• [EXERCISE PROMPT] Below are entries. Reproduce exactly the lines between the line holding "Write the matplotlib code for this chart." and the line holding "import matplotlib.pyplot as plt", inclusive, and only those.

• [DATASET]
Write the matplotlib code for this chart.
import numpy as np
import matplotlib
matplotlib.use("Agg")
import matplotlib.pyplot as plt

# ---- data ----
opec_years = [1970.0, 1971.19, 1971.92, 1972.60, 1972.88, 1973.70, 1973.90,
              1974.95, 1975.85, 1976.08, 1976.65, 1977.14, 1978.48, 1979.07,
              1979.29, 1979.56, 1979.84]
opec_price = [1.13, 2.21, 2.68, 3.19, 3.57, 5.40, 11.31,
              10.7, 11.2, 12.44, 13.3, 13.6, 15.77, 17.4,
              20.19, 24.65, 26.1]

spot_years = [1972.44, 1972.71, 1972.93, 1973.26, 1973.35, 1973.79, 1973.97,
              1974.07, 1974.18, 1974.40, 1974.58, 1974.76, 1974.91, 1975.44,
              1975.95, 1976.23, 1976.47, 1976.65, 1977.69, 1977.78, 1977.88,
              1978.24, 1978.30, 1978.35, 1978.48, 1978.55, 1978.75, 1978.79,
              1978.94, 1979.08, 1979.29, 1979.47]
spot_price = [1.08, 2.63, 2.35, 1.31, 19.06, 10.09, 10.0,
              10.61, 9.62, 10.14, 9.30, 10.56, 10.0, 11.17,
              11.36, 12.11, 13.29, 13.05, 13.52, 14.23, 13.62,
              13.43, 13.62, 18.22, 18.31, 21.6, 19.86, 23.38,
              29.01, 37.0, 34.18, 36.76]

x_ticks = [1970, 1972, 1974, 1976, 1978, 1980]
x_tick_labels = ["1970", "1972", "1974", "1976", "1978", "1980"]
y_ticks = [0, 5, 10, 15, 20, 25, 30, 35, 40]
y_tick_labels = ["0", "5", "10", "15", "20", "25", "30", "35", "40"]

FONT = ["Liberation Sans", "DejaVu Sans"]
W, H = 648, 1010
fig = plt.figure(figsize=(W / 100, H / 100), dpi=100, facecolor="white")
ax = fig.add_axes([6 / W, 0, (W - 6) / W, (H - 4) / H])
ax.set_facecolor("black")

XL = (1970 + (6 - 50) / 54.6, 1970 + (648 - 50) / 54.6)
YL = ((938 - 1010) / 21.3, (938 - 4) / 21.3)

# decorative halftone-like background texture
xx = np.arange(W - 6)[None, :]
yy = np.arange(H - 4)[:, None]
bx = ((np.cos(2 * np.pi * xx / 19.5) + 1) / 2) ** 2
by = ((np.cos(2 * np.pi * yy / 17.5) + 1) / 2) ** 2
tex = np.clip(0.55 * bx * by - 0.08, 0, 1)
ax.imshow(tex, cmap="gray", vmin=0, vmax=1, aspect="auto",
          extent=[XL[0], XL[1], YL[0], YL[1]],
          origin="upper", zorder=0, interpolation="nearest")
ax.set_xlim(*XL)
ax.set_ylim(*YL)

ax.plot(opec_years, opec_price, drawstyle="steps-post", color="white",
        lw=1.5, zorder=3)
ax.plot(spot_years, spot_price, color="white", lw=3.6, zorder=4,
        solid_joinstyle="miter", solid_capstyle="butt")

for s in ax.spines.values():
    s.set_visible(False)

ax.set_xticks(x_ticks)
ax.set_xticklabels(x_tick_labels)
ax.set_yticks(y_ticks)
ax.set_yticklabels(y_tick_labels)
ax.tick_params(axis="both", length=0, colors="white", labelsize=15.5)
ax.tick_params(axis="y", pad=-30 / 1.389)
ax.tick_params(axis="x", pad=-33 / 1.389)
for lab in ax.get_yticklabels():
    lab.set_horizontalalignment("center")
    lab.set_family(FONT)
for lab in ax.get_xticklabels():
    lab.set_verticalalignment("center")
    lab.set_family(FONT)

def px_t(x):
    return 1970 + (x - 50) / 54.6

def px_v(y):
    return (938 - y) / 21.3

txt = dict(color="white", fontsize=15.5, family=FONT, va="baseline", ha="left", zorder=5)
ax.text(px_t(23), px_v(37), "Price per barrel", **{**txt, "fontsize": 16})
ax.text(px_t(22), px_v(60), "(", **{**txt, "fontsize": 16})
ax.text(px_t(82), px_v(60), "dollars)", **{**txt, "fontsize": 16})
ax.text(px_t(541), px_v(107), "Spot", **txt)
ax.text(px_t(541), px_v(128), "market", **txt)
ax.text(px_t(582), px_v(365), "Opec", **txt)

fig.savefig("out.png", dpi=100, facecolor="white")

--

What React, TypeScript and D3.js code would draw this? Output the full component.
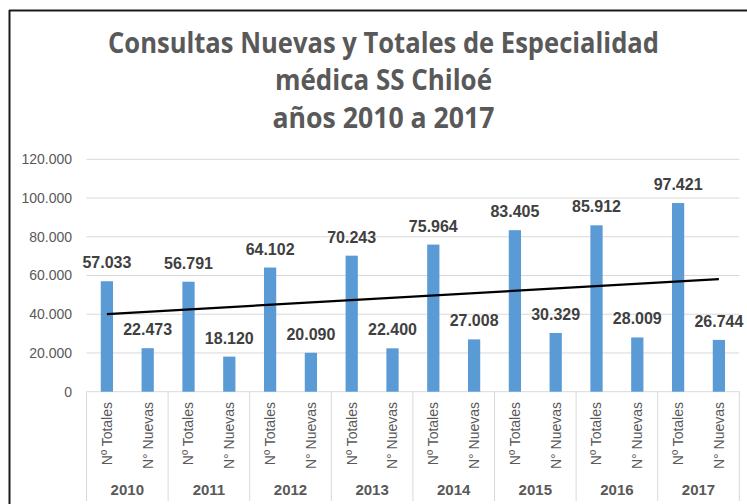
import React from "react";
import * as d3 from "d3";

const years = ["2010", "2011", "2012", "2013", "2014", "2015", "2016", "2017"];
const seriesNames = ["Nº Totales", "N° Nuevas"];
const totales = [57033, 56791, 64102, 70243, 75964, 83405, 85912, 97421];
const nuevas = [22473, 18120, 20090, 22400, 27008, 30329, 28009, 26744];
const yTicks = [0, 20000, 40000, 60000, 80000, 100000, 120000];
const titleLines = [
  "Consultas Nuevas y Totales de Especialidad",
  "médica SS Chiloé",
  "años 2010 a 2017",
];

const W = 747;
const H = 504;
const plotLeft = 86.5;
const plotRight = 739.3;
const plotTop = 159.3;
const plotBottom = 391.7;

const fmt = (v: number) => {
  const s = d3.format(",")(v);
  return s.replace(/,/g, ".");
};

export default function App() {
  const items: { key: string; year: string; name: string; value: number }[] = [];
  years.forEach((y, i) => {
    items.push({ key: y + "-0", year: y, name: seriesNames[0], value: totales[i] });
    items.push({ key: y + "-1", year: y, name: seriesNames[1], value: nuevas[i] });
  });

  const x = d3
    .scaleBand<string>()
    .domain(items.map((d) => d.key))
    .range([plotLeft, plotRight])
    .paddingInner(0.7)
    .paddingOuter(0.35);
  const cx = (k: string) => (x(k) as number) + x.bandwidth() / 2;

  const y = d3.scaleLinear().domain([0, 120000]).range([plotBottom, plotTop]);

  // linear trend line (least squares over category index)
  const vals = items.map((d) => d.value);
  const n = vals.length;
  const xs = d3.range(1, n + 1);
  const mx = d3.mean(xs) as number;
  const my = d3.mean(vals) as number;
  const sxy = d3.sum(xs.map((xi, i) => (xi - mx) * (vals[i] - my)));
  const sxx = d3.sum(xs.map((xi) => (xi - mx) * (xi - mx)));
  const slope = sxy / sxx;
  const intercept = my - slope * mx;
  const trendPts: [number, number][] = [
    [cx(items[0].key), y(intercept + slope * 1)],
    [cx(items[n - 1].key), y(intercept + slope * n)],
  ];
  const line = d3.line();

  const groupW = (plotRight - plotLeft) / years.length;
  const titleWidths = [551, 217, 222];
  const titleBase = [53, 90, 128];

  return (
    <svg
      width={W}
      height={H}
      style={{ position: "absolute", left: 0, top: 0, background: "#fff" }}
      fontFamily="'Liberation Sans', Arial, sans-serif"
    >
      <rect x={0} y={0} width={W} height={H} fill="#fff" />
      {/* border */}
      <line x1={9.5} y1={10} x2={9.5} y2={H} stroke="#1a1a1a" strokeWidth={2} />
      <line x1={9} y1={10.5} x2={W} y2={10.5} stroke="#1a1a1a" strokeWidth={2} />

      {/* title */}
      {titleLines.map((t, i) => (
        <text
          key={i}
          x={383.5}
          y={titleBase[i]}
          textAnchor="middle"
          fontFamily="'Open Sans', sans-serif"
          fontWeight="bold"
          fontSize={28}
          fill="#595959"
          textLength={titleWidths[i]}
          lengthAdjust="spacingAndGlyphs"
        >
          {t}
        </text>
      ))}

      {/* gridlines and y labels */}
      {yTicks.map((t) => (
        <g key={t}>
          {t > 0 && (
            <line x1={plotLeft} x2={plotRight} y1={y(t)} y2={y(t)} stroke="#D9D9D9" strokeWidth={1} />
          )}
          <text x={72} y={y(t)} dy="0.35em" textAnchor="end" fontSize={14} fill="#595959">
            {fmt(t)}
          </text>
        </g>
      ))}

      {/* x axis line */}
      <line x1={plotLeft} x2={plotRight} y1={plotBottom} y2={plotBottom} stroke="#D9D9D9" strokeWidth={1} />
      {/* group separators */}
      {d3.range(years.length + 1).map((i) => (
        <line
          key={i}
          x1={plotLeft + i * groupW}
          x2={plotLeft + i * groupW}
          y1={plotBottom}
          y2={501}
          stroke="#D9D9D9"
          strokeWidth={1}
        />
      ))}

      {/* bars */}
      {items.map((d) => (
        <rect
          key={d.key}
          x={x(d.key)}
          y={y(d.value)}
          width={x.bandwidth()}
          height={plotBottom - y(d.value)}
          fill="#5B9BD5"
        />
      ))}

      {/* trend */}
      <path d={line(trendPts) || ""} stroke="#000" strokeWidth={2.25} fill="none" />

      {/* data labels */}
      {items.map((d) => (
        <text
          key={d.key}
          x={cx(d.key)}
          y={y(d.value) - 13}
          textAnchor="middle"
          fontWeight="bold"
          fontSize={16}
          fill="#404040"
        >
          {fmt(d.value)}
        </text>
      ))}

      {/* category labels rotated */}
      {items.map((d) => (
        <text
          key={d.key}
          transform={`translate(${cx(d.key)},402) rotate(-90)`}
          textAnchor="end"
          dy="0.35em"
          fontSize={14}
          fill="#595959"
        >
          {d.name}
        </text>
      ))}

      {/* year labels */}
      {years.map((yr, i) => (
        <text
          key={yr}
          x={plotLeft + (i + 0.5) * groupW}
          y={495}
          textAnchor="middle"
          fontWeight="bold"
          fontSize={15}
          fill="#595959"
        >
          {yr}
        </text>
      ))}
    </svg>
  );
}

• [OUTPUT FOR THIS EXERCISE]
Write the matplotlib code for this chart.
import numpy as np
import matplotlib
matplotlib.use("Agg")
import matplotlib.pyplot as plt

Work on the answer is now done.